> _DIRECTIONS_:
Give back only the lines from the one that contains "Clone this chart in seaborn and matplotlib." through the one that contains "sham MA (n=8)']", word for word and without images.

> _MATERIAL FOR THE TASK_:
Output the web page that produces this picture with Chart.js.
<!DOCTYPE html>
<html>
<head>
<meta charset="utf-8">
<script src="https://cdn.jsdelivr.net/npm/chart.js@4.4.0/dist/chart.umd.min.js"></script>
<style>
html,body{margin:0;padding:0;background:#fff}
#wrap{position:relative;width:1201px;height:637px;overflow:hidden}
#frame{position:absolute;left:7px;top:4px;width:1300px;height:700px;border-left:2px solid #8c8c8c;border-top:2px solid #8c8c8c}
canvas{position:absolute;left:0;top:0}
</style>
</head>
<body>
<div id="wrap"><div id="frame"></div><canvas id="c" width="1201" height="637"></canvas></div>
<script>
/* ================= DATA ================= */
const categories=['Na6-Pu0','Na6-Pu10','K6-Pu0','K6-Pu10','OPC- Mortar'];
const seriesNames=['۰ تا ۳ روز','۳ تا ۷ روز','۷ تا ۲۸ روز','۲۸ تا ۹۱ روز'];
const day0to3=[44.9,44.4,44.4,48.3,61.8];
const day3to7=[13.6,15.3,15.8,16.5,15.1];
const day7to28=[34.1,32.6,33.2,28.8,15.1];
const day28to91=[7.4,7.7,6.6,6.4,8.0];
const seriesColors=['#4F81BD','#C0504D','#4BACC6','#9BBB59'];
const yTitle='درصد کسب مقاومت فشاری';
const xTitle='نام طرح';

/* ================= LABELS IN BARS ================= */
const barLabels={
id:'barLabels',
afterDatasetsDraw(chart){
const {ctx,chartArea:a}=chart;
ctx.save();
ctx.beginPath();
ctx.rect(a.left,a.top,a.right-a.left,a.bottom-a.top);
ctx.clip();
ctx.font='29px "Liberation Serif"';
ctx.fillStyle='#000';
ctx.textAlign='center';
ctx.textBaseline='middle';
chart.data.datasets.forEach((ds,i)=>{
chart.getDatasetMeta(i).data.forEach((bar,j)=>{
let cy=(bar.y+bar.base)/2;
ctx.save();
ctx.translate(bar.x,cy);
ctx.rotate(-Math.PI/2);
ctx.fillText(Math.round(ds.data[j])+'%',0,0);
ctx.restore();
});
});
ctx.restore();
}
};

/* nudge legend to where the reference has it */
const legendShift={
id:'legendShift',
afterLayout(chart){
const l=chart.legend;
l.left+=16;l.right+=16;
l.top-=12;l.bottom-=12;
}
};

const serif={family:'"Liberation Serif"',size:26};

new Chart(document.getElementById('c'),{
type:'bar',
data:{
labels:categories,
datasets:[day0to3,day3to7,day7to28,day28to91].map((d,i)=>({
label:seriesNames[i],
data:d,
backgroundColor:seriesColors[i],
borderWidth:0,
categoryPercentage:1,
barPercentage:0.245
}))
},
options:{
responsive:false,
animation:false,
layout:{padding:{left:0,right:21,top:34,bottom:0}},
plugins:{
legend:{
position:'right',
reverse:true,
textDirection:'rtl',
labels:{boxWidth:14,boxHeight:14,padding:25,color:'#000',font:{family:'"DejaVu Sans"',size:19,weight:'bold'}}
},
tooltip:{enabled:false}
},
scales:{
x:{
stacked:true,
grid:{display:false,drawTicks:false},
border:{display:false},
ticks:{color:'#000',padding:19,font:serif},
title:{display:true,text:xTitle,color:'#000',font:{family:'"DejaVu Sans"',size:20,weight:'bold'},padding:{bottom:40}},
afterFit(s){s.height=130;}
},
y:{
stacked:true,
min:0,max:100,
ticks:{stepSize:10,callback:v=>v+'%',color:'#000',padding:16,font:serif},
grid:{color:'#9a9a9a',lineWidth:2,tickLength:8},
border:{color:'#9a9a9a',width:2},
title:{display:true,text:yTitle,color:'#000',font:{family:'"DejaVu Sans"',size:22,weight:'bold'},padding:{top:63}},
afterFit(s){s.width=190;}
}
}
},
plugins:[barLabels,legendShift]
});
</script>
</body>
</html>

--

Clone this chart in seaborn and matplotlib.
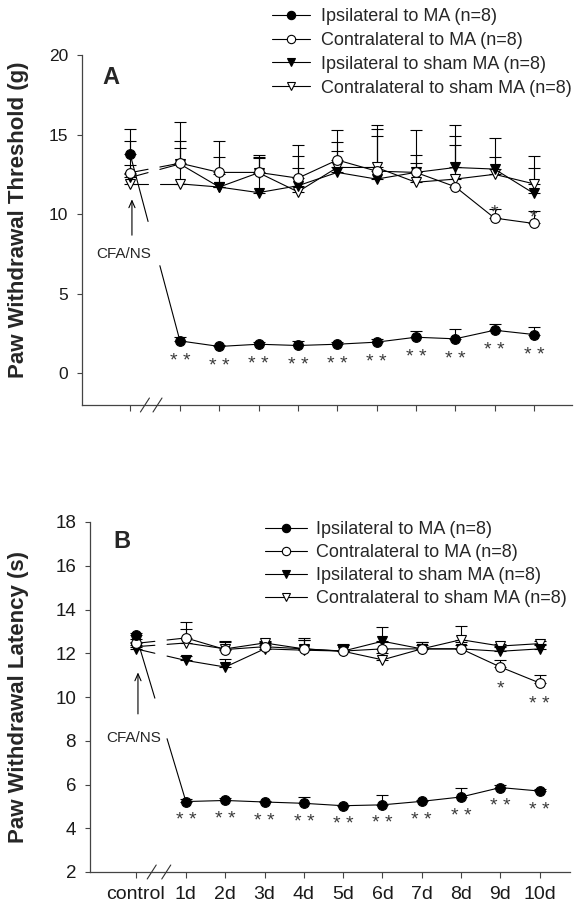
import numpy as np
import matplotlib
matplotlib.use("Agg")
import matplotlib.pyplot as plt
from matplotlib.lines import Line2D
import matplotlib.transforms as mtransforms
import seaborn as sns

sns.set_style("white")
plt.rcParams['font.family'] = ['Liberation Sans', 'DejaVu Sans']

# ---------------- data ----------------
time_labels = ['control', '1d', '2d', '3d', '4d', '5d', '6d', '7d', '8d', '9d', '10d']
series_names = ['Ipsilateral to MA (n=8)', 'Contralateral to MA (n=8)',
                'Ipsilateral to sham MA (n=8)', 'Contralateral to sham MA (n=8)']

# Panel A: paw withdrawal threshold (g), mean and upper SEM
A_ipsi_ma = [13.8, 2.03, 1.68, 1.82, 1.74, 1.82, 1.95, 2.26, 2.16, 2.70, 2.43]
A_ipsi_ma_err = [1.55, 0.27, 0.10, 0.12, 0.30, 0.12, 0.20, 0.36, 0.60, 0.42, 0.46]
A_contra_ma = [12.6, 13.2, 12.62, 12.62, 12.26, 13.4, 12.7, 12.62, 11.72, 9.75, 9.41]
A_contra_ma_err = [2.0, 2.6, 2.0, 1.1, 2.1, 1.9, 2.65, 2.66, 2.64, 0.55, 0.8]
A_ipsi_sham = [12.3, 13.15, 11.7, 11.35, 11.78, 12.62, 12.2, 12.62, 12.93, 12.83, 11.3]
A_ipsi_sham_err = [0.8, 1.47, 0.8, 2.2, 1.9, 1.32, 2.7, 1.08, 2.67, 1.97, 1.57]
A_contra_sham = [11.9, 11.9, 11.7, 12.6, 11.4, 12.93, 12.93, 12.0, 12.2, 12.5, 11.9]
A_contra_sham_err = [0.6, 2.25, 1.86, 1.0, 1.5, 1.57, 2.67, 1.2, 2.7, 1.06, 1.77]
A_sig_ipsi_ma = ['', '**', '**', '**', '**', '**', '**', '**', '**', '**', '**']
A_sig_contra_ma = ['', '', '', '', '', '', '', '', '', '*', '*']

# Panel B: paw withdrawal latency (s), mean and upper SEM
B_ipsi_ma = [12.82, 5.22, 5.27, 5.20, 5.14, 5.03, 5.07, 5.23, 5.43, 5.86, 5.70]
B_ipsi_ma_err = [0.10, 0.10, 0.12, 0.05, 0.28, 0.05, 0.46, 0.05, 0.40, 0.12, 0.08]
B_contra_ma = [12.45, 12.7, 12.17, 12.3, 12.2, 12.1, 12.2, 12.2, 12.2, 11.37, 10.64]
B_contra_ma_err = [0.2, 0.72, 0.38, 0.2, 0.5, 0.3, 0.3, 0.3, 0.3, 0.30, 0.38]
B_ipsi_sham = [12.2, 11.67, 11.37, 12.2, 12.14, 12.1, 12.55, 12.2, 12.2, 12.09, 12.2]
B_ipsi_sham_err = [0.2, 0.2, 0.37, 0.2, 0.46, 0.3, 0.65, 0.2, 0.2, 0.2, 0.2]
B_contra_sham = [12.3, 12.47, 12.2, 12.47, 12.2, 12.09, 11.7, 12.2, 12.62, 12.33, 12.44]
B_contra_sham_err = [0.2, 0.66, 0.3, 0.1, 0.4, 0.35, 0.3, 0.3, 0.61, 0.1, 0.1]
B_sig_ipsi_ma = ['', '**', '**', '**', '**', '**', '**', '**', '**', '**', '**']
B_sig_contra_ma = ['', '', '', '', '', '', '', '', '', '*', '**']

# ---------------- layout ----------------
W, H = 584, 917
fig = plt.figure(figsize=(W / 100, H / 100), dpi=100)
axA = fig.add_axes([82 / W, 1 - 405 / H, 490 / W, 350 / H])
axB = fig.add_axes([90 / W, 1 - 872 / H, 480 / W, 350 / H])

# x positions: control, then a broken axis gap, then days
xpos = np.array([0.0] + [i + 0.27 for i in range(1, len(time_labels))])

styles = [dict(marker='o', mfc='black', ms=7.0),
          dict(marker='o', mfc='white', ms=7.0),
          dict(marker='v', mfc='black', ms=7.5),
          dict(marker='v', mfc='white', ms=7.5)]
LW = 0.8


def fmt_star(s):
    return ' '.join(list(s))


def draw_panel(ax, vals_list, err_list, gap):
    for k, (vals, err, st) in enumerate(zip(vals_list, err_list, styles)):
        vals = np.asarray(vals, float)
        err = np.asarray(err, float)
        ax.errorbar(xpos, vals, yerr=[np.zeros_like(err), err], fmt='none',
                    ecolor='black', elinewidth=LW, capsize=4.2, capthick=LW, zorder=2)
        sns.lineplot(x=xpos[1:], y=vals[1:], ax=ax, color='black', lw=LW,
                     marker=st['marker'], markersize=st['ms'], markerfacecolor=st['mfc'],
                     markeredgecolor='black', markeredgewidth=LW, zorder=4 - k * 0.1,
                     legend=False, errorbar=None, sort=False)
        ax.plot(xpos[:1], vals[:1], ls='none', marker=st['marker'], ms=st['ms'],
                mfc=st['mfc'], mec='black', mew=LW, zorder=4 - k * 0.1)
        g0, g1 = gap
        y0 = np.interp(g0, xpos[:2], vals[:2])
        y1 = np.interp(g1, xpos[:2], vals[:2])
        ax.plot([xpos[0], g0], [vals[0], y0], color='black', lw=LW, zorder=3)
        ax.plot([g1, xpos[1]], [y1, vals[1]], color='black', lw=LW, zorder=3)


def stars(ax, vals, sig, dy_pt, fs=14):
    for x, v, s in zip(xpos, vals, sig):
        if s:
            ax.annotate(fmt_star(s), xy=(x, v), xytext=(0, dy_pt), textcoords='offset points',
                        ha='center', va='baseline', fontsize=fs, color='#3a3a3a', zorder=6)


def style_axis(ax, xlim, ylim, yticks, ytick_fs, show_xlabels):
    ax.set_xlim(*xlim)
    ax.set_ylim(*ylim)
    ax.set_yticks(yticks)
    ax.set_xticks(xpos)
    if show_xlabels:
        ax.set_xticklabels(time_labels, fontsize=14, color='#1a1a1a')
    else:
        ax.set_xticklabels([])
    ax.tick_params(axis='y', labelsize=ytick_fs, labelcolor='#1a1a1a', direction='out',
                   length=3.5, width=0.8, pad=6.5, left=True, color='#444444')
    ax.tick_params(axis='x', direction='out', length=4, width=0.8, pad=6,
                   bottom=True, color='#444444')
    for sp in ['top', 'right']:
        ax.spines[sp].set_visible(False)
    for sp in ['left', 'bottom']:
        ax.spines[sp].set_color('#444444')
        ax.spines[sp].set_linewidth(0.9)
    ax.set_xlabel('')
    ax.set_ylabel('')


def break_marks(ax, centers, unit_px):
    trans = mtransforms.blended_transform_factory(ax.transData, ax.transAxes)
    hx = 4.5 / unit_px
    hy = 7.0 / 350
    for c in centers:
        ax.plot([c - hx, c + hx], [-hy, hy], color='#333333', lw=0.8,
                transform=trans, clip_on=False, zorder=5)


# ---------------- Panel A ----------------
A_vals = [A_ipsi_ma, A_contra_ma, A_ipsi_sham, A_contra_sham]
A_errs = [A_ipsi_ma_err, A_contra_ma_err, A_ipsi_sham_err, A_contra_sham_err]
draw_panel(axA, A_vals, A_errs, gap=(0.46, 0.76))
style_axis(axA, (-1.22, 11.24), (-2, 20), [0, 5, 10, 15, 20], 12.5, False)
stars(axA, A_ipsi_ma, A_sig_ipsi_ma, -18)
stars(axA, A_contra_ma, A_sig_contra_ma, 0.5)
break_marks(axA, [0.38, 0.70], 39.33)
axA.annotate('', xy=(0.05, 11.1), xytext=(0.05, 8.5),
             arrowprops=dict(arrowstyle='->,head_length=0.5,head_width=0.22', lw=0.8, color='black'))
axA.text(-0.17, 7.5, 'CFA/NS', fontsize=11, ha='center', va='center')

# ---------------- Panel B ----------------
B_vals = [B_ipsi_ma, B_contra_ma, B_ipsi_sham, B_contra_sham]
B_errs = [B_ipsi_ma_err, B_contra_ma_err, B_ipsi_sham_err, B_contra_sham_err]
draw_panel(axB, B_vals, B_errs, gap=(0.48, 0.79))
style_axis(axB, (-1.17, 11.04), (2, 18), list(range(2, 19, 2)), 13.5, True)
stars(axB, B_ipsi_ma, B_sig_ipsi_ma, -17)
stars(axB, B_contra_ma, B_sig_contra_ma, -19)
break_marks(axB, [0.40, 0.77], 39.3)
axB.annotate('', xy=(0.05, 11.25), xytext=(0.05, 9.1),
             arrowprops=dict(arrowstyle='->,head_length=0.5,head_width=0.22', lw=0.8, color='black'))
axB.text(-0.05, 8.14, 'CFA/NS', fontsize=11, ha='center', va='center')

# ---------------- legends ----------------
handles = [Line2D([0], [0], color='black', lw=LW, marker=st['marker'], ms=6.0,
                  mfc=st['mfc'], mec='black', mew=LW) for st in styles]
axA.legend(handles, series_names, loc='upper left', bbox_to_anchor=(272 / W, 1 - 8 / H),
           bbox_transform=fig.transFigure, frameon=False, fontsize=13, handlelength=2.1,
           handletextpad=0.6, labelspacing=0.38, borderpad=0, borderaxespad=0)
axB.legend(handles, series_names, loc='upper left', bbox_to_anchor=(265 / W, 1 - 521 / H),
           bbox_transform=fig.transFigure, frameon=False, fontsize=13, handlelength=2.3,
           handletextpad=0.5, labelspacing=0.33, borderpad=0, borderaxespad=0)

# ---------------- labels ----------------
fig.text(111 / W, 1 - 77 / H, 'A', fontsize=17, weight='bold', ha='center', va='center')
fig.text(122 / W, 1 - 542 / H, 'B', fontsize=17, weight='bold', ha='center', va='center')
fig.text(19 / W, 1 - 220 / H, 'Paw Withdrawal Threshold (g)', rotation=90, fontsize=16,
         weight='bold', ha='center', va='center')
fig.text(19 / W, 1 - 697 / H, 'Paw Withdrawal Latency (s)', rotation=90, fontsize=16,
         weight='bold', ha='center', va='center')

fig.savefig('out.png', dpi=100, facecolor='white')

> _SOLUTION FOR THIS EXERCISE_:
Clone this chart in seaborn and matplotlib.
import numpy as np
import matplotlib
matplotlib.use("Agg")
import matplotlib.pyplot as plt
from matplotlib.lines import Line2D
import matplotlib.transforms as mtransforms
import seaborn as sns

sns.set_style("white")
plt.rcParams['font.family'] = ['Liberation Sans', 'DejaVu Sans']

# ---------------- data ----------------
time_labels = ['control', '1d', '2d', '3d', '4d', '5d', '6d', '7d', '8d', '9d', '10d']
series_names = ['Ipsilateral to MA (n=8)', 'Contralateral to MA (n=8)',
                'Ipsilateral to sham MA (n=8)', 'Contralateral to sham MA (n=8)']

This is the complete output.